▸ What the task asks
Extract the full listing verbatim and drop any pictures from your copy.
■ ■ ■ ■
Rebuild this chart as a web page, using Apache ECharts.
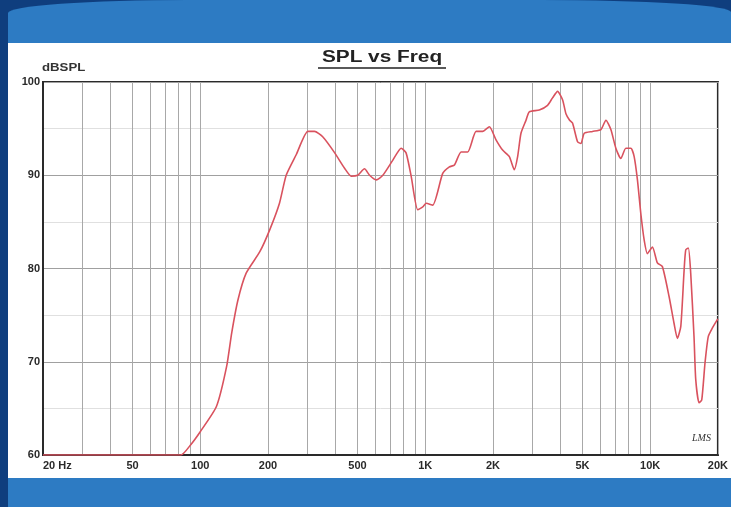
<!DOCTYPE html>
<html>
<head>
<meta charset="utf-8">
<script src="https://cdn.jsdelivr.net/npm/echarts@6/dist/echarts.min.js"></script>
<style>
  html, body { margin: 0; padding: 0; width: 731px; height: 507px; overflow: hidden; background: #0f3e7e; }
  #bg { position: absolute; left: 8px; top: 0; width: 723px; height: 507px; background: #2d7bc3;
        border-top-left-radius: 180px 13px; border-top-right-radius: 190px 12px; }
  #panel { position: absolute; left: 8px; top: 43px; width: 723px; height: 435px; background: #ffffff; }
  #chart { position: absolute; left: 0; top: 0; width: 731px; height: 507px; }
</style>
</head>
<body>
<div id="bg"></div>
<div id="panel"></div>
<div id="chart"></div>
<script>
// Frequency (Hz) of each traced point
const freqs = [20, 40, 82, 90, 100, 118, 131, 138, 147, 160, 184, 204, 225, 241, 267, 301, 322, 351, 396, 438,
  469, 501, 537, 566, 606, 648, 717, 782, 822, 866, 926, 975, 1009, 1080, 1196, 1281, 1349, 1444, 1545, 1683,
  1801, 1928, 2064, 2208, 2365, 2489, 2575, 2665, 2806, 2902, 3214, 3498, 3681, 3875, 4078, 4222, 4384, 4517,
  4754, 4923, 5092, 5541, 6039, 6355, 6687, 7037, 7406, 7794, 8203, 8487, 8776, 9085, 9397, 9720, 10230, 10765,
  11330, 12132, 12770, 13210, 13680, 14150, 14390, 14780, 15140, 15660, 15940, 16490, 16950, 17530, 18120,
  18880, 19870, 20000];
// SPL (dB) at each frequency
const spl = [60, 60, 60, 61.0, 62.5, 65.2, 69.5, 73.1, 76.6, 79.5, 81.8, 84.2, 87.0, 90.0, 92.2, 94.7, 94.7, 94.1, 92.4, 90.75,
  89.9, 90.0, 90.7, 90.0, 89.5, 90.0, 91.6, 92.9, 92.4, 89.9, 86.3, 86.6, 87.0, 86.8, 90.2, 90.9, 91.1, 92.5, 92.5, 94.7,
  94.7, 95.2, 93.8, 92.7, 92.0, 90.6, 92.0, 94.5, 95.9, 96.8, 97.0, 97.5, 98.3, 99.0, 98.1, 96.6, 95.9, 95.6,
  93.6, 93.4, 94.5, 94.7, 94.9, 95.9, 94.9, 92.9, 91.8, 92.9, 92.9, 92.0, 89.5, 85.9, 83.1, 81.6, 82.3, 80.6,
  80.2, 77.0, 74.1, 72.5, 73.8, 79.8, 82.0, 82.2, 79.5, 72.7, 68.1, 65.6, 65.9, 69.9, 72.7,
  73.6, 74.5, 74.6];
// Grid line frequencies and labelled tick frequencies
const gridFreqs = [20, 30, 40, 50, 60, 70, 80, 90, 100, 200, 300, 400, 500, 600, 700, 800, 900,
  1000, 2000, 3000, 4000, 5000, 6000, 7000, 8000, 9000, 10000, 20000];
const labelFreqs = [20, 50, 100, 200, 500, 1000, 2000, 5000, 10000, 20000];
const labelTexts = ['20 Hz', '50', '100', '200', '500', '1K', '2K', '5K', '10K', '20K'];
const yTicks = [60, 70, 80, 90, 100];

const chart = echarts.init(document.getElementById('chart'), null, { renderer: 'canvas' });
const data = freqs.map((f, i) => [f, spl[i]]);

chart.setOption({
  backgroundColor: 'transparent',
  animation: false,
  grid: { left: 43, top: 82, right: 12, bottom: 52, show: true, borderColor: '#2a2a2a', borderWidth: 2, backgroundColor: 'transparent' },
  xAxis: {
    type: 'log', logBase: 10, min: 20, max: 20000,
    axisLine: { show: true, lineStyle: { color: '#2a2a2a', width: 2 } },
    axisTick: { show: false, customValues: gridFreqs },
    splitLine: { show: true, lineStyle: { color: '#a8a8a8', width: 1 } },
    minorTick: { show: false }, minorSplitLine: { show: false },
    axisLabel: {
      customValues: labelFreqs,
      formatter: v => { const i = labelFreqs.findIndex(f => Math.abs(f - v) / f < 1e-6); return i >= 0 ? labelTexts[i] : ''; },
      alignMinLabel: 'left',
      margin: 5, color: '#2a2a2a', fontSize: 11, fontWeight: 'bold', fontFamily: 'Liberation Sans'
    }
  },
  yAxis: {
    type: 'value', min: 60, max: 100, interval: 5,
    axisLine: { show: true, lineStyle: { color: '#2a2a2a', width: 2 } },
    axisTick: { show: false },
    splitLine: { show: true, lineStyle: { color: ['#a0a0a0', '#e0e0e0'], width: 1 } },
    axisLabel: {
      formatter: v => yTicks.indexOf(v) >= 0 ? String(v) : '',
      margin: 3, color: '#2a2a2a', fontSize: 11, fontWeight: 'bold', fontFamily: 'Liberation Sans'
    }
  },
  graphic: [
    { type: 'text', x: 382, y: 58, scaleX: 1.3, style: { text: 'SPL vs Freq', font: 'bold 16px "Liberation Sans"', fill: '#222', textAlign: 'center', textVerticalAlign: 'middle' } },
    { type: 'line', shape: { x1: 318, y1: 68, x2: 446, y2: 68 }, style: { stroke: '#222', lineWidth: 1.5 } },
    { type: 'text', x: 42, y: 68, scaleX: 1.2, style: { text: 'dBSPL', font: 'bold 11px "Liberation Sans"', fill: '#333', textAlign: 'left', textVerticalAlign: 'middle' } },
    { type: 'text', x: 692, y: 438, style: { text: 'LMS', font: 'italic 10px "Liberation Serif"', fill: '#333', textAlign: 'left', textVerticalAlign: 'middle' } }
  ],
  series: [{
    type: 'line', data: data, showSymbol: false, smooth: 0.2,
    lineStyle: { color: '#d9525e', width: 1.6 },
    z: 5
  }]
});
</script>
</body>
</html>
■ ■ ■ ■
▸ Right answer
Rebuild this chart as a web page, using Apache ECharts.
<!DOCTYPE html>
<html>
<head>
<meta charset="utf-8">
<script src="https://cdn.jsdelivr.net/npm/echarts@6/dist/echarts.min.js"></script>
<style>
  html, body { margin: 0; padding: 0; width: 731px; height: 507px; overflow: hidden; background: #0f3e7e; }
  #bg { position: absolute; left: 8px; top: 0; width: 723px; height: 507px; background: #2d7bc3;
        border-top-left-radius: 180px 13px; border-top-right-radius: 190px 12px; }
  #panel { position: absolute; left: 8px; top: 43px; width: 723px; height: 435px; background: #ffffff; }
  #chart { position: absolute; left: 0; top: 0; width: 731px; height: 507px; }
</style>
</head>
<body>
<div id="bg"></div>
<div id="panel"></div>
<div id="chart"></div>
<script>
// Frequency (Hz) of each traced point
const freqs = [20, 40, 82, 90, 100, 118, 131, 138, 147, 160, 184, 204, 225, 241, 267, 301, 322, 351, 396, 438,
  469, 501, 537, 566, 606, 648, 717, 782, 822, 866, 926, 975, 1009, 1080, 1196, 1281, 1349, 1444, 1545, 1683,
  1801, 1928, 2064, 2208, 2365, 2489, 2575, 2665, 2806, 2902, 3214, 3498, 3681, 3875, 4078, 4222, 4384, 4517,
  4754, 4923, 5092, 5541, 6039, 6355, 6687, 7037, 7406, 7794, 8203, 8487, 8776, 9085, 9397, 9720, 10230, 10765,
  11330, 12132, 12770, 13210, 13680, 14150, 14390, 14780, 15140, 15660, 15940, 16490, 16950, 17530, 18120,
  18880, 19870, 20000];
// SPL (dB) at each frequency
const spl = [60, 60, 60, 61.0, 62.5, 65.2, 69.5, 73.1, 76.6, 79.5, 81.8, 84.2, 87.0, 90.0, 92.2, 94.7, 94.7, 94.1, 92.4, 90.75,
  89.9, 90.0, 90.7, 90.0, 89.5, 90.0, 91.6, 92.9, 92.4, 89.9, 86.3, 86.6, 87.0, 86.8, 90.2, 90.9, 91.1, 92.5, 92.5, 94.7,
  94.7, 95.2, 93.8, 92.7, 92.0, 90.6, 92.0, 94.5, 95.9, 96.8, 97.0, 97.5, 98.3, 99.0, 98.1, 96.6, 95.9, 95.6,
  93.6, 93.4, 94.5, 94.7, 94.9, 95.9, 94.9, 92.9, 91.8, 92.9, 92.9, 92.0, 89.5, 85.9, 83.1, 81.6, 82.3, 80.6,
  80.2, 77.0, 74.1, 72.5, 73.8, 79.8, 82.0, 82.2, 79.5, 72.7, 68.1, 65.6, 65.9, 69.9, 72.7,
  73.6, 74.5, 74.6];
// Grid line frequencies and labelled tick frequencies
const gridFreqs = [20, 30, 40, 50, 60, 70, 80, 90, 100, 200, 300, 400, 500, 600, 700, 800, 900,
  1000, 2000, 3000, 4000, 5000, 6000, 7000, 8000, 9000, 10000, 20000];
const labelFreqs = [20, 50, 100, 200, 500, 1000, 2000, 5000, 10000, 20000];
const labelTexts = ['20 Hz', '50', '100', '200', '500', '1K', '2K', '5K', '10K', '20K'];
const yTicks = [60, 70, 80, 90, 100];

const chart = echarts.init(document.getElementById('chart'), null, { renderer: 'canvas' });
const data = freqs.map((f, i) => [f, spl[i]]);

chart.setOption({
  backgroundColor: 'transparent',
  animation: false,
  grid: { left: 43, top: 82, right: 12, bottom: 52, show: true, borderColor: '#2a2a2a', borderWidth: 2, backgroundColor: 'transparent' },
  xAxis: {
    type: 'log', logBase: 10, min: 20, max: 20000,
    axisLine: { show: true, lineStyle: { color: '#2a2a2a', width: 2 } },
    axisTick: { show: false, customValues: gridFreqs },
    splitLine: { show: true, lineStyle: { color: '#a8a8a8', width: 1 } },
    minorTick: { show: false }, minorSplitLine: { show: false },
    axisLabel: {
      customValues: labelFreqs,
      formatter: v => { const i = labelFreqs.findIndex(f => Math.abs(f - v) / f < 1e-6); return i >= 0 ? labelTexts[i] : ''; },
      alignMinLabel: 'left',
      margin: 5, color: '#2a2a2a', fontSize: 11, fontWeight: 'bold', fontFamily: 'Liberation Sans'
    }
  },
  yAxis: {
    type: 'value', min: 60, max: 100, interval: 5,
    axisLine: { show: true, lineStyle: { color: '#2a2a2a', width: 2 } },
    axisTick: { show: false },
    splitLine: { show: true, lineStyle: { color: ['#a0a0a0', '#e0e0e0'], width: 1 } },
    axisLabel: {
      formatter: v => yTicks.indexOf(v) >= 0 ? String(v) : '',
      margin: 3, color: '#2a2a2a', fontSize: 11, fontWeight: 'bold', fontFamily: 'Liberation Sans'
    }
  },
  graphic: [
    { type: 'text', x: 382, y: 58, scaleX: 1.3, style: { text: 'SPL vs Freq', font: 'bold 16px "Liberation Sans"', fill: '#222', textAlign: 'center', textVerticalAlign: 'middle' } },
    { type: 'line', shape: { x1: 318, y1: 68, x2: 446, y2: 68 }, style: { stroke: '#222', lineWidth: 1.5 } },
    { type: 'text', x: 42, y: 68, scaleX: 1.2, style: { text: 'dBSPL', font: 'bold 11px "Liberation Sans"', fill: '#333', textAlign: 'left', textVerticalAlign: 'middle' } },
    { type: 'text', x: 692, y: 438, style: { text: 'LMS', font: 'italic 10px "Liberation Serif"', fill: '#333', textAlign: 'left', textVerticalAlign: 'middle' } }
  ],
  series: [{
    type: 'line', data: data, showSymbol: false, smooth: 0.2,
    lineStyle: { color: '#d9525e', width: 1.6 },
    z: 5
  }]
});
</script>
</body>
</html>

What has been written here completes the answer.